Lo ocurrido con Camps marca un precedente de exigencia en las relaciones entre Justicia y política del que se sacarán, es de esperar, lecciones positivas, pues ha supuesto un calvario excesivamente largo. Lo más importante es que crea un precedente clarísimo en un asunto que los políticos tienden a oscurecer, la necesidad de asumir responsabilidades políticas en el momento mismo en que exista un procesamiento penal. En medio de tanta mediocridad y disimulo, algo es algo.
Lo que hasta la fecha se sabe del llamado caso Faisán configura el sumario más comprometedor que nunca haya afectado al Ministerio del Interior. Lo que la opinión pública desea saber con certeza es si el Gobierno llevó tan lejos su apuesta, equivocada e indigna, por lo que llamaron el proceso de paz, como para impedir que un grupo de terroristas a punto de ser detenido cayese en manos de la Justicia, que es, precisamente, lo que parece. Eso es lo que cualquiera puede colegir de lo que ahora sabemos, pero la Justicia no puede conformarse con lo que ya ha obtenido, y debe tratar de esclarecer de dónde exactamente salieron las increíbles órdenes que ejecutaron los policías ya procesados y que no eran precisamente unos policías cualesquiera, sino una parte muy importante de la cúpula antiterrorista que actúa sobre el terreno, en el País Vasco. Según publicó recientemente La Gaceta, la investigación, que aún no está cerrada y ya ha obtenido poderosas descalificaciones de los sectores más asustados del Gobierno, puede dar un giro de ciento ochenta grados durante el próximo otoño, si se confirmara que se pueden encontrar indicios de delito suficientemente graves como para procesar al actual ministro del Interior, Antonio Camacho, quien, desde su puesto en el Ministerio, al lado mismo de Alfredo Pérez Rubalcaba, tenía, en todo caso, la obligación de seguir muy de cerca los que pudieran hacer sus hombres.
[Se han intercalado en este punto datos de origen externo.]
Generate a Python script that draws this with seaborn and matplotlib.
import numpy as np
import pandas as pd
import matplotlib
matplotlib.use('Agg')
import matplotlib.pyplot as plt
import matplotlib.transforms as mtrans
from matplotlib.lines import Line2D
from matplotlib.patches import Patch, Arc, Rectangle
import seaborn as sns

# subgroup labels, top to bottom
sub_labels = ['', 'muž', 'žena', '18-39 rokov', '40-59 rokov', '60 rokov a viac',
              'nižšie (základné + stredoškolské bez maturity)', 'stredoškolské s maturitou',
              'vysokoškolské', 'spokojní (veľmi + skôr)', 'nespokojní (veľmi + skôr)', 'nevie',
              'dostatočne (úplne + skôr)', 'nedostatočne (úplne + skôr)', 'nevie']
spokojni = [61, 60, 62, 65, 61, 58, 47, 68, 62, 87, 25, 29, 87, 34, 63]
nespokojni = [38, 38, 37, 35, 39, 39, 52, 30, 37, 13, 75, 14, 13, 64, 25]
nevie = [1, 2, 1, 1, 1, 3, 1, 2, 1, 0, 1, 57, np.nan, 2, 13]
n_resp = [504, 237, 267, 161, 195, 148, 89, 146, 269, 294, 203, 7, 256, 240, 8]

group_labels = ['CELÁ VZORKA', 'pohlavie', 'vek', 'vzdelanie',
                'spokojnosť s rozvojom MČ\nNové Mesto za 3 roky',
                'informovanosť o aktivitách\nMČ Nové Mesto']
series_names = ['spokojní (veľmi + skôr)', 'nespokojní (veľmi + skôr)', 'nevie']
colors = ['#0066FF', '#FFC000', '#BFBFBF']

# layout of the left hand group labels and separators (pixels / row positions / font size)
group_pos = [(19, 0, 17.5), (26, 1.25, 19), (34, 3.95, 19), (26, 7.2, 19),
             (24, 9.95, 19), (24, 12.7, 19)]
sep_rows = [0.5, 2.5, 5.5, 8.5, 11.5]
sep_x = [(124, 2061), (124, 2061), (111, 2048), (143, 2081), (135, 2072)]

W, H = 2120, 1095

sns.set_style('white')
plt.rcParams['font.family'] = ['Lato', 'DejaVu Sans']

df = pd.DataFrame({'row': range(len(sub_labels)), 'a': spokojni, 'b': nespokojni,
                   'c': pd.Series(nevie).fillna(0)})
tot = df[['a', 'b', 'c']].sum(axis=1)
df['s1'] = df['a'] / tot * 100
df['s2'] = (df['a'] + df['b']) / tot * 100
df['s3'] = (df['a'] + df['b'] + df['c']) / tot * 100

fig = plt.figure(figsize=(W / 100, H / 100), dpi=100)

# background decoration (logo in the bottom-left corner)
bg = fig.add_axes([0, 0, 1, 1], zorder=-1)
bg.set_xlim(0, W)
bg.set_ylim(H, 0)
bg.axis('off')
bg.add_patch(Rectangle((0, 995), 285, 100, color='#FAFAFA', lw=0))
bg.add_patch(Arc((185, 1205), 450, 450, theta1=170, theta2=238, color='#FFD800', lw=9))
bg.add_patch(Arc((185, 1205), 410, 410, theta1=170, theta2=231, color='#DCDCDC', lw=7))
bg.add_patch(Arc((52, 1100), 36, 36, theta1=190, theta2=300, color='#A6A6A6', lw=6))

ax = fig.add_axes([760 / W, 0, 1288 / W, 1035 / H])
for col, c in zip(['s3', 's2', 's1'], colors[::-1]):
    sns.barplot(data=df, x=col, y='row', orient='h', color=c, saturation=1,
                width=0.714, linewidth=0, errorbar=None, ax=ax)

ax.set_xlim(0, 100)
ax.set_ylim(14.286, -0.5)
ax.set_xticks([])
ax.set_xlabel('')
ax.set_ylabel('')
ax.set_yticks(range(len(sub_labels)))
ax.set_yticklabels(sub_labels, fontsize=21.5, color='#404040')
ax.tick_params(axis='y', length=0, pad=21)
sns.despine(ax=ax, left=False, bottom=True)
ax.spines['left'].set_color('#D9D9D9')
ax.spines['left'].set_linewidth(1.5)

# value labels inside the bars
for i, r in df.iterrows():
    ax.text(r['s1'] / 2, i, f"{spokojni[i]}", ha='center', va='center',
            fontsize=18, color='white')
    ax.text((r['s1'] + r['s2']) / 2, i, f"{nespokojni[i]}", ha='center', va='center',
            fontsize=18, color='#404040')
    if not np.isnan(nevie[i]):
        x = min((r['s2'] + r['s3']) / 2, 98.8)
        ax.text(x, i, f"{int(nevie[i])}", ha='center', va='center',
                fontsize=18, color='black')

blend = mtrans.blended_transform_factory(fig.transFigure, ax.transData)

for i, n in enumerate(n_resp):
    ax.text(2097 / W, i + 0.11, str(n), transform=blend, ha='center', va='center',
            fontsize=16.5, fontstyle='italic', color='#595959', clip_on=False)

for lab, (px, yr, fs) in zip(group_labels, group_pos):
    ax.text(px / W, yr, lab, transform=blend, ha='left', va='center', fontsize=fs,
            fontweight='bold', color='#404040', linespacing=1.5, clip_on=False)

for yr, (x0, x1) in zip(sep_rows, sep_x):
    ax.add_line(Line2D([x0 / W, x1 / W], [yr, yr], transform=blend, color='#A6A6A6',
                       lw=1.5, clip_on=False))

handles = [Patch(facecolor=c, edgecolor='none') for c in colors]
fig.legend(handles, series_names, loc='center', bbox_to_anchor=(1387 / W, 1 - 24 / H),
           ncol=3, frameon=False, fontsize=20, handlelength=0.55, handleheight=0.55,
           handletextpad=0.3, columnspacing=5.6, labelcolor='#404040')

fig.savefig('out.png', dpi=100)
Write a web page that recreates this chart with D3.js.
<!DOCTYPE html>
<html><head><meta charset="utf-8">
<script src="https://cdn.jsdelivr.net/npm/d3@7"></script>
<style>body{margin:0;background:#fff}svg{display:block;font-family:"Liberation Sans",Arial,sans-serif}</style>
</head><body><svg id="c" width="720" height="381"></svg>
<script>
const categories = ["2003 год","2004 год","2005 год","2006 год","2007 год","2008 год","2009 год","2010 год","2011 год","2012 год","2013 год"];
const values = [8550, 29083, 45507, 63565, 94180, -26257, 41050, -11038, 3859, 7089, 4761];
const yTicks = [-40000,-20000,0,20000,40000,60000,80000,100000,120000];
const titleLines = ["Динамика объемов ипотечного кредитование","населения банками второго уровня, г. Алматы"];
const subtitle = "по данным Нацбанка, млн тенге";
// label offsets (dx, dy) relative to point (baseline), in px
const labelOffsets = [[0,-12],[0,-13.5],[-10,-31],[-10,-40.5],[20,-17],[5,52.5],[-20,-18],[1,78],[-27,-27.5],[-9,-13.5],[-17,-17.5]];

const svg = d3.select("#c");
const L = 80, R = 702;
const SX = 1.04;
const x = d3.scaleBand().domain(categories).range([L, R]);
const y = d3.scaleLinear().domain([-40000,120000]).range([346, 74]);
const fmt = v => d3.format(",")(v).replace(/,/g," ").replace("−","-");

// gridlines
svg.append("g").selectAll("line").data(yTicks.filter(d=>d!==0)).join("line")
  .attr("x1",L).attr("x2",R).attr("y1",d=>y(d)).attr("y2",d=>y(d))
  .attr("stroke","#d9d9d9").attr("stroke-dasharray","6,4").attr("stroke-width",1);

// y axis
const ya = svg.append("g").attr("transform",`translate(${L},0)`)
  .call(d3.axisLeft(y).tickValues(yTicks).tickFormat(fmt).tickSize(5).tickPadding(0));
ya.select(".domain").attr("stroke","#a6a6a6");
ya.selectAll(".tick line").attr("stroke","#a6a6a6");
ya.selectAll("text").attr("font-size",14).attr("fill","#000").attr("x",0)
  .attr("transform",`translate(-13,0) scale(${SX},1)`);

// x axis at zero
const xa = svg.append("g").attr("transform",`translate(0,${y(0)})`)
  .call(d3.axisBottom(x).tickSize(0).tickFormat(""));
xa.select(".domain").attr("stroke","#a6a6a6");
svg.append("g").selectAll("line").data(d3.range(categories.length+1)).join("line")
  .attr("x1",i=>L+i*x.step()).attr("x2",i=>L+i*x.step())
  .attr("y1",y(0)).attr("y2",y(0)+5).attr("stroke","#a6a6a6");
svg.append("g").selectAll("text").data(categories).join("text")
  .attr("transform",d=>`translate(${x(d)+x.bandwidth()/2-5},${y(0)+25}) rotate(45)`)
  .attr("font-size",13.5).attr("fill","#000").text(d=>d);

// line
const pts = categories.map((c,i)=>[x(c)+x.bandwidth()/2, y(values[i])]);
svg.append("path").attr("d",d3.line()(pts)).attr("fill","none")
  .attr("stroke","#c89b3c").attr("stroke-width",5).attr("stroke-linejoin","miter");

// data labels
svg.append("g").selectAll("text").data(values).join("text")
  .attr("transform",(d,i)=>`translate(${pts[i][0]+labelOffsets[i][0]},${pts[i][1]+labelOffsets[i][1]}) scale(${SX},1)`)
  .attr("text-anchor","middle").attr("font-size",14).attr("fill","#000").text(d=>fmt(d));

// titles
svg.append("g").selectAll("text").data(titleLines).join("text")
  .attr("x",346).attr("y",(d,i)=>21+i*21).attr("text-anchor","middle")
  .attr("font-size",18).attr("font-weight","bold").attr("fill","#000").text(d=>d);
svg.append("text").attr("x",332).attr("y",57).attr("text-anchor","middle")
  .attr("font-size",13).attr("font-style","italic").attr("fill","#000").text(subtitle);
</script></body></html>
El problema es ya de enorme gravedad para el Gobierno, pero si, en el otoño, se produjera el procesamiento del actual Ministro del Interior, el caso pasaría al Tribunal Supremo, una razón de peso que ha podido influir para nombrar Ministro al señor Camacho, pero, aunque eso supusiese un cierto respiro, la confirmación judicial de las fuertes sospechas sobre la responsabilidad de Camacho, colocaría tanto al actual Gobierno como al candidato socialista en una posición de extrema debilidad política.
Fuentes judiciales han llamado la atención sobre las iniciativas de la Fiscalía general tratando de retirar del caso al juez Ruz para ponerlo en otras manos, y sobre el envío de una circular de obligado cumplimiento exigiendo en los fiscales la “adhesión ideológica” como requisito del delito de colaboración con banda armada, un intento bastante desesperado de modificar la calificación jurídica que pudieren revestir las acusaciones que resulten de la investigación en curso. Algo así como si una circular de la Fiscalía hubiese exigido para casos como el de los trajes valencianos el deliberado propósito de presumir, por ejemplo.
El juez Ruz no parece persona impresionable, y está dedicando a un asunto tan delicado y grave una atención muy detenida y escrupulosa que contrasta con la proclividad a perder esta clase de sumarios en cualquiera de los múltiples cajones de los que disponía un juez algo más descuidado como era Garzón.
El asunto que el juez tiene entre manos es de una extraordinaria gravedad penal y podría suponer, de llegar a buen término, una impagable lección sobre los límites penales y morales que los Gobiernos no pueden en ningún caso, sobrepasar. No hay doctrina política capaz de justificar una indignidad y una traición a los intereses de la democracia y de la Nación española, tratando de evitar que el conjunto de la sociedad española llegase a conocer lo que el Gobierno de Zapatero ha sido capaz de hacer con tal de conseguir una mínima y falsa apariencia de solución pacífica para un problema que cualquier democracia mínimamente respetuosa con la ley y con su dignidad política habría encomendado en exclusiva a los policías, bajo la atenta vigilancia de los jueces. El deseo de convertirse en aprendiz de brujo podría depararle a Zapatero un último y definitivo disgusto.